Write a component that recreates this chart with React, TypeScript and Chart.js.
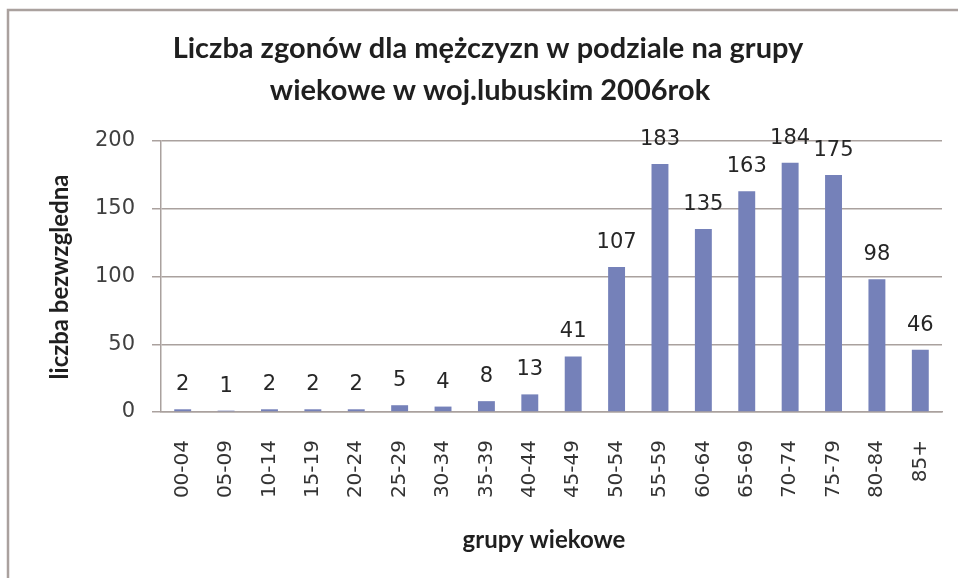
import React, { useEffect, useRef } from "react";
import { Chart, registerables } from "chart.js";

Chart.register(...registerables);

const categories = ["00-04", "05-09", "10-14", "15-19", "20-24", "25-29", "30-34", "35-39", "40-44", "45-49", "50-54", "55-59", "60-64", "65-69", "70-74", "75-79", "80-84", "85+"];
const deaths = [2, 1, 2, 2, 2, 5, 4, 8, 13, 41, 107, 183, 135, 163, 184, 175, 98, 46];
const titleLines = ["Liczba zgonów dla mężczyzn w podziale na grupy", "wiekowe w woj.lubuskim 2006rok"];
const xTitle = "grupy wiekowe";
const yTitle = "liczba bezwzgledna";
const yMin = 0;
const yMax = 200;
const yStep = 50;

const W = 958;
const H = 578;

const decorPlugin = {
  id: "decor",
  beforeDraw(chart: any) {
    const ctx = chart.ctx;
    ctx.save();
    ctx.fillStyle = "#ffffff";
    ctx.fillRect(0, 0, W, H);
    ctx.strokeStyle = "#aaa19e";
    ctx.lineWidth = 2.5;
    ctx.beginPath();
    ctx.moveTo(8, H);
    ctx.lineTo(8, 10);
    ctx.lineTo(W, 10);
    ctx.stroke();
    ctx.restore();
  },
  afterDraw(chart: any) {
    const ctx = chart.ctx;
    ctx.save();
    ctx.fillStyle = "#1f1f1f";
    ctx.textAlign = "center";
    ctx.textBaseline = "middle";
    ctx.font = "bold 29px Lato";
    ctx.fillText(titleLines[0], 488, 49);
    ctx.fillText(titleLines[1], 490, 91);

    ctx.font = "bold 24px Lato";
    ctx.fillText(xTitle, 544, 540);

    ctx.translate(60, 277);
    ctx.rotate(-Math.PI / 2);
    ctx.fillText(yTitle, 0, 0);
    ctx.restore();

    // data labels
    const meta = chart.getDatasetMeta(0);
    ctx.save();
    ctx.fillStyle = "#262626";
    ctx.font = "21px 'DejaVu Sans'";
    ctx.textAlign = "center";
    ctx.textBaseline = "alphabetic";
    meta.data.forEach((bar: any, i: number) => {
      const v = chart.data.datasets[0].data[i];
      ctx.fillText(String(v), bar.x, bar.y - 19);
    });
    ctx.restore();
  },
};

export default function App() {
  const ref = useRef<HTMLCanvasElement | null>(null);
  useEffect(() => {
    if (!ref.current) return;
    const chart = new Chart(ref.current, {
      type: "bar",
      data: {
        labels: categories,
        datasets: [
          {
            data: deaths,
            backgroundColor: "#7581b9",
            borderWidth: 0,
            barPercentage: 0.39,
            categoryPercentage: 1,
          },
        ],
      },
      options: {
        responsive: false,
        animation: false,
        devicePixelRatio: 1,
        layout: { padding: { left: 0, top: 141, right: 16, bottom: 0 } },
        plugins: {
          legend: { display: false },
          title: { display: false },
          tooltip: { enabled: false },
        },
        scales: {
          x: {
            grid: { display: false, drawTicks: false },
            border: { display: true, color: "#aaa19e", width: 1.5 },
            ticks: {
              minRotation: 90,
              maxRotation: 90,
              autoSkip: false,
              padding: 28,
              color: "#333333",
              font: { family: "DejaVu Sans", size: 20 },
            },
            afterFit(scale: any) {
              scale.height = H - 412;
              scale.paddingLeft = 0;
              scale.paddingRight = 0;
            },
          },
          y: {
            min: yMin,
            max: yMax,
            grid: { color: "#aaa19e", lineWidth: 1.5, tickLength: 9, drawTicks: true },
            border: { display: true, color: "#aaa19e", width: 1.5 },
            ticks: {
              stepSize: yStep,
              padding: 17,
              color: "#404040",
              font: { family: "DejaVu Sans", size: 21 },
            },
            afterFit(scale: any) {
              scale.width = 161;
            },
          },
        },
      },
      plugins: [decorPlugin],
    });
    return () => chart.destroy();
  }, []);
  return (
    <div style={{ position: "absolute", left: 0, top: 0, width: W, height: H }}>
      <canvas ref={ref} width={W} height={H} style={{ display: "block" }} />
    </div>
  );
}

=-=-=-=-=

◆ **Job**
Take the listing and print it again exactly, but without any pictures.

◆ **Task result**
Write a component that recreates this chart with React, TypeScript and Chart.js.
import React, { useEffect, useRef } from "react";
import { Chart, registerables } from "chart.js";

Chart.register(...registerables);

const categories = ["00-04", "05-09", "10-14", "15-19", "20-24", "25-29", "30-34", "35-39", "40-44", "45-49", "50-54", "55-59", "60-64", "65-69", "70-74", "75-79", "80-84", "85+"];
const deaths = [2, 1, 2, 2, 2, 5, 4, 8, 13, 41, 107, 183, 135, 163, 184, 175, 98, 46];
const titleLines = ["Liczba zgonów dla mężczyzn w podziale na grupy", "wiekowe w woj.lubuskim 2006rok"];
const xTitle = "grupy wiekowe";
const yTitle = "liczba bezwzgledna";
const yMin = 0;
const yMax = 200;
const yStep = 50;

const W = 958;
const H = 578;

const decorPlugin = {
  id: "decor",
  beforeDraw(chart: any) {
    const ctx = chart.ctx;
    ctx.save();
    ctx.fillStyle = "#ffffff";
    ctx.fillRect(0, 0, W, H);
    ctx.strokeStyle = "#aaa19e";
    ctx.lineWidth = 2.5;
    ctx.beginPath();
    ctx.moveTo(8, H);
    ctx.lineTo(8, 10);
    ctx.lineTo(W, 10);
    ctx.stroke();
    ctx.restore();
  },
  afterDraw(chart: any) {
    const ctx = chart.ctx;
    ctx.save();
    ctx.fillStyle = "#1f1f1f";
    ctx.textAlign = "center";
    ctx.textBaseline = "middle";
    ctx.font = "bold 29px Lato";
    ctx.fillText(titleLines[0], 488, 49);
    ctx.fillText(titleLines[1], 490, 91);

    ctx.font = "bold 24px Lato";
    ctx.fillText(xTitle, 544, 540);

    ctx.translate(60, 277);
    ctx.rotate(-Math.PI / 2);
    ctx.fillText(yTitle, 0, 0);
    ctx.restore();

    // data labels
    const meta = chart.getDatasetMeta(0);
    ctx.save();
    ctx.fillStyle = "#262626";
    ctx.font = "21px 'DejaVu Sans'";
    ctx.textAlign = "center";
    ctx.textBaseline = "alphabetic";
    meta.data.forEach((bar: any, i: number) => {
      const v = chart.data.datasets[0].data[i];
      ctx.fillText(String(v), bar.x, bar.y - 19);
    });
    ctx.restore();
  },
};

export default function App() {
  const ref = useRef<HTMLCanvasElement | null>(null);
  useEffect(() => {
    if (!ref.current) return;
    const chart = new Chart(ref.current, {
      type: "bar",
      data: {
        labels: categories,
        datasets: [
          {
            data: deaths,
            backgroundColor: "#7581b9",
            borderWidth: 0,
            barPercentage: 0.39,
            categoryPercentage: 1,
          },
        ],
      },
      options: {
        responsive: false,
        animation: false,
        devicePixelRatio: 1,
        layout: { padding: { left: 0, top: 141, right: 16, bottom: 0 } },
        plugins: {
          legend: { display: false },
          title: { display: false },
          tooltip: { enabled: false },
        },
        scales: {
          x: {
            grid: { display: false, drawTicks: false },
            border: { display: true, color: "#aaa19e", width: 1.5 },
            ticks: {
              minRotation: 90,
              maxRotation: 90,
              autoSkip: false,
              padding: 28,
              color: "#333333",
              font: { family: "DejaVu Sans", size: 20 },
            },
            afterFit(scale: any) {
              scale.height = H - 412;
              scale.paddingLeft = 0;
              scale.paddingRight = 0;
            },
          },
          y: {
            min: yMin,
            max: yMax,
            grid: { color: "#aaa19e", lineWidth: 1.5, tickLength: 9, drawTicks: true },
            border: { display: true, color: "#aaa19e", width: 1.5 },
            ticks: {
              stepSize: yStep,
              padding: 17,
              color: "#404040",
              font: { family: "DejaVu Sans", size: 21 },
            },
            afterFit(scale: any) {
              scale.width = 161;
            },
          },
        },
      },
      plugins: [decorPlugin],
    });
    return () => chart.destroy();
  }, []);
  return (
    <div style={{ position: "absolute", left: 0, top: 0, width: W, height: H }}>
      <canvas ref={ref} width={W} height={H} style={{ display: "block" }} />
    </div>
  );
}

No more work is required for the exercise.